To speed things up, we offered a pre-processing step in the form of independent demultiplexer utilities that converted the plot file into a format more suitable for plotting:

Demultiplexing the plot file

The demultiplexers created a plot file that restructured the data to better support plotting. Now every channel was laid out in one contiguous region of the file: pipe1 node 1 temperature wrote all its values, start to finish, before the file moved on to the next channel. Each channel header contained a file location to where the data started for quick seeking, identified which time channel it was dependent on (which had its own file location specified), and listed the number of values in the channel.

This made for orders of magnitude faster plotting. Now the plotting tool could jump to the time channel, grab everything in one contiguous read, then seek to the requested channel and read what it needed. On the hard drives analysts were using, this was a massive boost. Demultiplexing the file took a few minutes up front, but afterwards reading a given channel went from 1-2 minutes with the multiplexed file (or longer, in some cases) to a second or two with the demultiplexed file. The cost of the up-front demultiplexing step was generally a price that analysts were always willing to pay.

Development complications

Developing the demultiplexers for different codes had some tricky complications.

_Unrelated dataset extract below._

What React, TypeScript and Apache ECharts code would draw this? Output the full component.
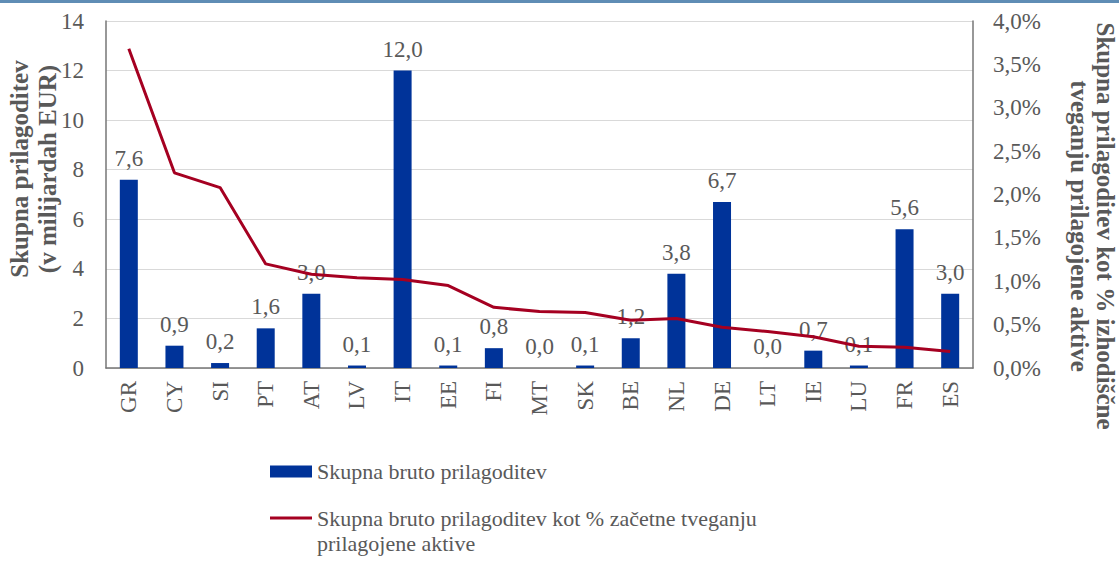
import React, { useEffect, useRef } from "react";
import * as echarts from "echarts";

const categories = ["GR", "CY", "SI", "PT", "AT", "LV", "IT", "EE", "FI", "MT", "SK", "BE", "NL", "DE", "LT", "IE", "LU", "FR", "ES"];
const adjustmentBn = [7.6, 0.9, 0.2, 1.6, 3.0, 0.1, 12.0, 0.1, 0.8, 0.0, 0.1, 1.2, 3.8, 6.7, 0.0, 0.7, 0.1, 5.6, 3.0];
const adjustmentPct = [3.68, 2.25, 2.08, 1.2, 1.08, 1.04, 1.02, 0.95, 0.7, 0.65, 0.64, 0.55, 0.57, 0.47, 0.42, 0.36, 0.25, 0.24, 0.19];

const barName = "Skupna bruto prilagoditev";
const lineName = "Skupna bruto prilagoditev kot % začetne tveganju prilagojene aktive";
const lineLegendLines = ["Skupna bruto prilagoditev kot % začetne tveganju", "prilagojene aktive"];
const leftTitle = "Skupna prilagoditev\n(v milijardah EUR)";
const rightTitle = "Skupna prilagoditev kot % izhodiščne\ntveganju prilagojene aktive";

const FONT = "Liberation Serif";
const GREY = "#595959";
const BLUE = "#003399";
const RED = "#a50021";

export default function App() {
  const ref = useRef<HTMLDivElement>(null);
  useEffect(() => {
    if (!ref.current) return;
    const chart = echarts.init(ref.current, undefined, { renderer: "svg" });
    const comma = (v: number) => v.toFixed(1).replace(".", ",");
    const rich = {
      a: { fontFamily: FONT, fontSize: 22, color: GREY, lineHeight: 25 },
      s: { fontFamily: FONT, fontSize: 22, color: GREY, lineHeight: 25 },
    };
    chart.setOption({
      animation: false,
      textStyle: { fontFamily: FONT },
      grid: { left: 106, right: 146, top: 21, bottom: 193, containLabel: false },
      legend: [
        {
          data: [{ name: barName, icon: "rect" }],
          left: 265,
          top: 454,
          itemWidth: 42,
          itemHeight: 12,
          textStyle: { fontFamily: FONT, fontSize: 22, color: GREY, lineHeight: 25 },
        },
        {
          data: [{ name: lineName, icon: "rect", itemStyle: { color: RED } }],
          left: 265,
          top: 477,
          itemWidth: 42,
          itemHeight: 3,
          formatter: () => `{s| }\n{a|${lineLegendLines[0]}}\n{a|${lineLegendLines[1]}}`,
          textStyle: { fontFamily: FONT, fontSize: 22, color: GREY, rich },
        },
      ],
      xAxis: {
        type: "category",
        data: categories,
        axisLine: { show: true, lineStyle: { color: "#767676", width: 1.5 } },
        axisTick: { show: false },
        axisLabel: { rotate: 90, fontSize: 23, color: GREY, fontFamily: FONT, margin: 13, interval: 0 },
      },
      yAxis: [
        {
          type: "value",
          min: 0,
          max: 14,
          interval: 2,
          axisLine: { show: true, lineStyle: { color: "#767676", width: 1.5 } },
          axisTick: { show: false },
          axisLabel: { fontSize: 23, color: GREY, fontFamily: FONT, margin: 22 },
          splitLine: { lineStyle: { color: "#d9d9d9", width: 1 } },
        },
        {
          type: "value",
          min: 0,
          max: 4,
          interval: 0.5,
          position: "right",
          axisLine: { show: true, lineStyle: { color: "#767676", width: 1.5 } },
          axisTick: { show: false },
          axisLabel: {
            fontSize: 23,
            color: GREY,
            fontFamily: FONT,
            margin: 20,
            formatter: (v: number) => comma(v) + "%",
          },
          splitLine: { show: false },
        },
      ],
      series: [
        {
          name: barName,
          type: "bar",
          data: adjustmentBn,
          barWidth: 18,
          itemStyle: { color: BLUE },
          label: {
            show: true,
            position: "top",
            distance: 10,
            fontSize: 23,
            color: GREY,
            fontFamily: FONT,
            formatter: (p: any) => comma(p.value),
          },
          z: 2,
        },
        {
          name: lineName,
          type: "line",
          yAxisIndex: 1,
          data: adjustmentPct,
          symbol: "none",
          lineStyle: { color: RED, width: 3 },
          itemStyle: { color: RED },
          z: 3,
        },
      ],
      graphic: [
        { type: "rect", left: 0, top: 0, shape: { width: 1119, height: 3 }, style: { fill: "#5f8db5" } },
        {
          type: "text",
          x: 33,
          y: 169,
          rotation: Math.PI / 2,
          style: {
            text: leftTitle,
            fontFamily: FONT,
            fontSize: 25,
            fontWeight: "bold",
            lineHeight: 28,
            fill: GREY,
            align: "center",
            verticalAlign: "middle",
          },
        },
        {
          type: "text",
          x: 1092,
          y: 226,
          rotation: -Math.PI / 2,
          style: {
            text: rightTitle,
            fontFamily: FONT,
            fontSize: 25,
            fontWeight: "bold",
            lineHeight: 26,
            fill: GREY,
            align: "center",
            verticalAlign: "middle",
          },
        },
      ],
    });
    return () => chart.dispose();
  }, []);
  return <div ref={ref} style={{ position: "fixed", left: 0, top: 0, width: 1119, height: 561, background: "#fff" }} />;
}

First is something alluded to earlier: restarts. Like I said, these codes run for a long time. If something happens, like the user needs to stop the calculation, or the solver unexpectedly crashes, or three days into a sim the analyst was visited by the dreaded automatic Windows update, they couldn't afford to start over from scratch. They needed to restart the calculation from where it left off. Most of these solvers have some kind of restart capability built in.

But wow did that ever complicate demultiplexing. Because they didn't just allow restarting the calculation from where it left off. They allowed changing the model. Like changing the time basis (maybe from simulating second by second to every other second, or every half second), or changing some pipe's internal roughness, or changing how many nodes are in the pipe. Handling all these cases and how to interpolate a channel so it was still coherent from simulation start to end covered a lot of tricky edge cases.

Second is that many of these codes are developed by government grant and they didn't always have what you would consider an exhaustive file spec. A few do! They were often wrong. I will never forget poring over a particular poorly-documented solver's plot file format in a hex editor trying to reverse engineer its format and discovering that little was in the spec was not only wrong, but that the channel and time slice totals were written as double precision floating values instead of integers.

It's always healthy to remember that sometimes an innocuous coding mishap might very well outlive you and complicate the lives of future generations for many years to come. Now that's what I call legacy.